(Entries taken from a collection)

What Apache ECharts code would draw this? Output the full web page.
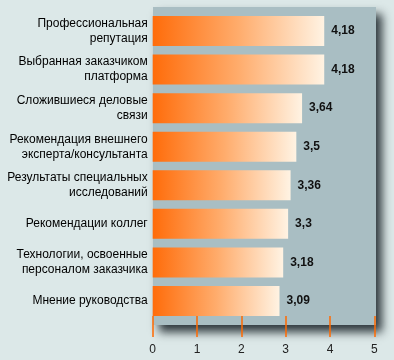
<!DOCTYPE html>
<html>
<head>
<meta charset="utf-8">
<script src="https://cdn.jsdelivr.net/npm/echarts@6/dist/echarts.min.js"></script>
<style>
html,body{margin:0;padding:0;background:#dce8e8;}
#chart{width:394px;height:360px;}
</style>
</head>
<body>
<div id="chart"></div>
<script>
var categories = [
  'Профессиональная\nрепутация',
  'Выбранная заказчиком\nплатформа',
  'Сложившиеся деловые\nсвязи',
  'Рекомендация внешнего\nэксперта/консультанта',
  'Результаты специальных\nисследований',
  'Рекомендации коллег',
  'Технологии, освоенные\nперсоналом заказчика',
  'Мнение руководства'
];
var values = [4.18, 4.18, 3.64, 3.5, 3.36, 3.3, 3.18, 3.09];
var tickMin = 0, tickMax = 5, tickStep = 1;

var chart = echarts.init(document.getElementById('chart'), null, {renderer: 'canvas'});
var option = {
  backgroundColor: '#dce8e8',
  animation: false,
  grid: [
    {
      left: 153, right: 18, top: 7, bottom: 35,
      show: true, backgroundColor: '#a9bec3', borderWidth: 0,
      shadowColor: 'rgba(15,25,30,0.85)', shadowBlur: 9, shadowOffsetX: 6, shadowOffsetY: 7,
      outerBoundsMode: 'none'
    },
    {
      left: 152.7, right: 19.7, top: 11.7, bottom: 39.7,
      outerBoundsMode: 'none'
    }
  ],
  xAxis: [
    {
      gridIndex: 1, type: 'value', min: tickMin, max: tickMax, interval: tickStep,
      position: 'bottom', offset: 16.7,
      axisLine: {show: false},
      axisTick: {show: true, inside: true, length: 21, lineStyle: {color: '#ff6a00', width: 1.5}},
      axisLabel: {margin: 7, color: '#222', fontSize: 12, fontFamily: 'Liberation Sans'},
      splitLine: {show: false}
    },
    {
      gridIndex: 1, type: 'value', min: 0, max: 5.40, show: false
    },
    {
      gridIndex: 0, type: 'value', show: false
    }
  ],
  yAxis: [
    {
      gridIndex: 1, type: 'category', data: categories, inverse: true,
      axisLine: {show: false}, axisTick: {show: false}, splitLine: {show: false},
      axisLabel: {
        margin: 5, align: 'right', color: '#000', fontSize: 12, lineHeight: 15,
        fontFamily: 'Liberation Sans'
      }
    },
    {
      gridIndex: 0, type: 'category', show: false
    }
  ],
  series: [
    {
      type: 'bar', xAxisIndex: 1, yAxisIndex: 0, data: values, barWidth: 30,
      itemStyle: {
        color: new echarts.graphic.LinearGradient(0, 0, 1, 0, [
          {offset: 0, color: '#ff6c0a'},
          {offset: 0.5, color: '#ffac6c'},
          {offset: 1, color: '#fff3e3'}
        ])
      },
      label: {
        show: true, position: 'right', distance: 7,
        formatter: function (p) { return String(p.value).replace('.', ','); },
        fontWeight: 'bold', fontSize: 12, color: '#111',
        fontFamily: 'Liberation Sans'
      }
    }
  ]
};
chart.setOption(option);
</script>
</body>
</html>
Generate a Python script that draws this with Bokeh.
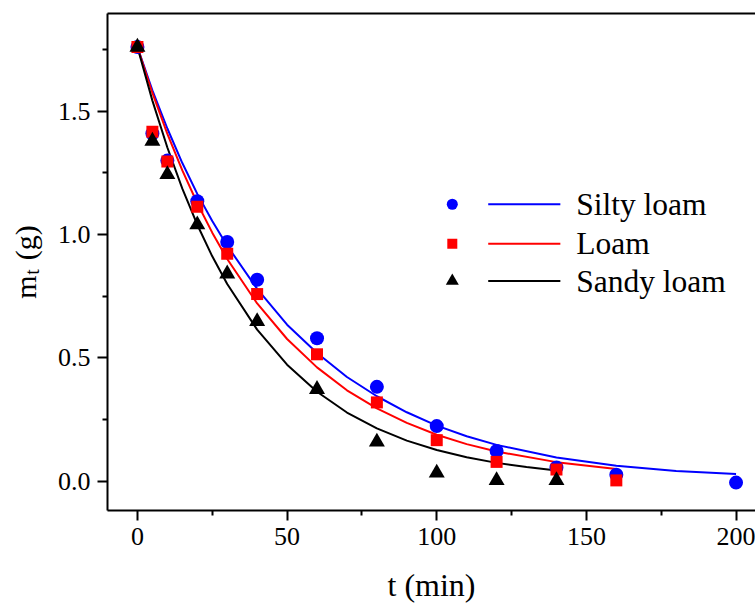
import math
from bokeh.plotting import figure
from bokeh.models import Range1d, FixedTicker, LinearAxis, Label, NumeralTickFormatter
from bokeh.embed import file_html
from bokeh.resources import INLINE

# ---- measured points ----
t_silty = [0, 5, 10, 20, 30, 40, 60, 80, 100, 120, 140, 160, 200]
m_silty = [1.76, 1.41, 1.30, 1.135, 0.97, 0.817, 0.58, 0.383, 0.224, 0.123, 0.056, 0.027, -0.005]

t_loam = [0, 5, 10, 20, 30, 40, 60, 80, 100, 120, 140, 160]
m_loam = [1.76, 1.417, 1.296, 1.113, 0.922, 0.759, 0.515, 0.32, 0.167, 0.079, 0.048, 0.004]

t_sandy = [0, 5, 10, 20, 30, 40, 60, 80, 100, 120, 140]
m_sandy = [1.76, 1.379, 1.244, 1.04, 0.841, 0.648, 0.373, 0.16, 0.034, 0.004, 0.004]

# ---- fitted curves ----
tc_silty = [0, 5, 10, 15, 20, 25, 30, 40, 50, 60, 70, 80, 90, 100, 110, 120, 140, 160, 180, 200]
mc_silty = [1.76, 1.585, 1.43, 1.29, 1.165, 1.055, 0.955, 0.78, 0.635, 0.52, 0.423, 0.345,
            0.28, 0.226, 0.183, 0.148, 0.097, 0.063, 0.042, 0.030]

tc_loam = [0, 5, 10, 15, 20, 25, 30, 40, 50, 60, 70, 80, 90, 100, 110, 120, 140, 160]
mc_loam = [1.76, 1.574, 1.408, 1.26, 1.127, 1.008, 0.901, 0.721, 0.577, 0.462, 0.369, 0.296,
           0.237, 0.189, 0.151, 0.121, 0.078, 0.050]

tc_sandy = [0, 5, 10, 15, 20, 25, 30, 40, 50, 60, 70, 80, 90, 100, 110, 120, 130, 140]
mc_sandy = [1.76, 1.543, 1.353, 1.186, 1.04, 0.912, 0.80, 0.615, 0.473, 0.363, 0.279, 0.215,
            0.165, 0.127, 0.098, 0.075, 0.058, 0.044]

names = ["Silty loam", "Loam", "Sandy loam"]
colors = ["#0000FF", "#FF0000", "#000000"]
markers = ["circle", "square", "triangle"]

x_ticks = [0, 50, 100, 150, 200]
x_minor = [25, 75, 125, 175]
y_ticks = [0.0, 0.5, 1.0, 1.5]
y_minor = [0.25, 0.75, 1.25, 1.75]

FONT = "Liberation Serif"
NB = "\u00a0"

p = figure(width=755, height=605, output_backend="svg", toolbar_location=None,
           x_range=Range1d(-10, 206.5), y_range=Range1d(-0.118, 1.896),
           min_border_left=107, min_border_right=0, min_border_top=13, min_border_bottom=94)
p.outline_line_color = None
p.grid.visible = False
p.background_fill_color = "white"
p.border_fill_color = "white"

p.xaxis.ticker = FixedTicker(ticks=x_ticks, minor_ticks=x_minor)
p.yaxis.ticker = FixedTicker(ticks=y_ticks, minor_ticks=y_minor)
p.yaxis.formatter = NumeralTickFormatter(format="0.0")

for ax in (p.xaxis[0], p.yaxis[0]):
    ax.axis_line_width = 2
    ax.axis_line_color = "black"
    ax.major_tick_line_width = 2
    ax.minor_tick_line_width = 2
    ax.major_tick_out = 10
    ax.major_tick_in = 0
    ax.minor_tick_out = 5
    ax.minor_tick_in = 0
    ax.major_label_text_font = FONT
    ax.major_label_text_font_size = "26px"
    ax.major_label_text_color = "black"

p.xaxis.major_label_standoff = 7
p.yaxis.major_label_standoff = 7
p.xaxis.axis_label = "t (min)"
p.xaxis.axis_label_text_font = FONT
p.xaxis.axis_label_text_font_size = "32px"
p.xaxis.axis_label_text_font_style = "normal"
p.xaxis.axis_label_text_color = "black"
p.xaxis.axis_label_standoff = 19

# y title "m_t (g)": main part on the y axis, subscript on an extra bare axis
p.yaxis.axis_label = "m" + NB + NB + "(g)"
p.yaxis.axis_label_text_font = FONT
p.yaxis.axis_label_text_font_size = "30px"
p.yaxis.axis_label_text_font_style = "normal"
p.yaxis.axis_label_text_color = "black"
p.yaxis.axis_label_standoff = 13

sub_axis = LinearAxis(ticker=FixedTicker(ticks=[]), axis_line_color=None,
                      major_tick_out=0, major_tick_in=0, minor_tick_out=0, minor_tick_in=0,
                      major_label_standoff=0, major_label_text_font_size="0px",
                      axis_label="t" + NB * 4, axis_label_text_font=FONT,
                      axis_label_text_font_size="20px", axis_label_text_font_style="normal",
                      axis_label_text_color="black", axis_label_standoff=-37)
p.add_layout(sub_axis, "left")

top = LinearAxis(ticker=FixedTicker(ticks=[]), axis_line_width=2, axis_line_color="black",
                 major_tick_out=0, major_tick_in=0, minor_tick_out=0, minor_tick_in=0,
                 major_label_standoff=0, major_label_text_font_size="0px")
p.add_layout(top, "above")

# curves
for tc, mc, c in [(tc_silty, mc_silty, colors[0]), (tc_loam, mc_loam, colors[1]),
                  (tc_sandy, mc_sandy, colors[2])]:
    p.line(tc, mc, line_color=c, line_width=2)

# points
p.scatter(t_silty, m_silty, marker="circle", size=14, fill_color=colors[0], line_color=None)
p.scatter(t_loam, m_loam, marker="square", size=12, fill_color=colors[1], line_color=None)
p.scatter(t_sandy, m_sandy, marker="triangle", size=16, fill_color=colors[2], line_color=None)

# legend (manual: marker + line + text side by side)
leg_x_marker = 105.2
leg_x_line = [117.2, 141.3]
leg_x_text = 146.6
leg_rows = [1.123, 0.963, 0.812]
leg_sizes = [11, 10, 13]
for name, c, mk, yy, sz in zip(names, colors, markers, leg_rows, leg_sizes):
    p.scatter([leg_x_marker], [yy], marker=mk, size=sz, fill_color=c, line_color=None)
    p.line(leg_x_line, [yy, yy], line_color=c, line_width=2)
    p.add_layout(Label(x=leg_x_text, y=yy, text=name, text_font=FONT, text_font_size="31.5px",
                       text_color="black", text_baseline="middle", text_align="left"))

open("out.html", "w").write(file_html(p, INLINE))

* [WHAT IS NEEDED]: Your task is to quote, unchanged, only the lines from the line bearing "Generate a Python" through the line bearing "0.034, 0.004, 0.004]"; the pictures are not part of the copy.

* [FINISHED TASK]:
Generate a Python script that draws this with Bokeh.
import math
from bokeh.plotting import figure
from bokeh.models import Range1d, FixedTicker, LinearAxis, Label, NumeralTickFormatter
from bokeh.embed import file_html
from bokeh.resources import INLINE

# ---- measured points ----
t_silty = [0, 5, 10, 20, 30, 40, 60, 80, 100, 120, 140, 160, 200]
m_silty = [1.76, 1.41, 1.30, 1.135, 0.97, 0.817, 0.58, 0.383, 0.224, 0.123, 0.056, 0.027, -0.005]

t_loam = [0, 5, 10, 20, 30, 40, 60, 80, 100, 120, 140, 160]
m_loam = [1.76, 1.417, 1.296, 1.113, 0.922, 0.759, 0.515, 0.32, 0.167, 0.079, 0.048, 0.004]

t_sandy = [0, 5, 10, 20, 30, 40, 60, 80, 100, 120, 140]
m_sandy = [1.76, 1.379, 1.244, 1.04, 0.841, 0.648, 0.373, 0.16, 0.034, 0.004, 0.004]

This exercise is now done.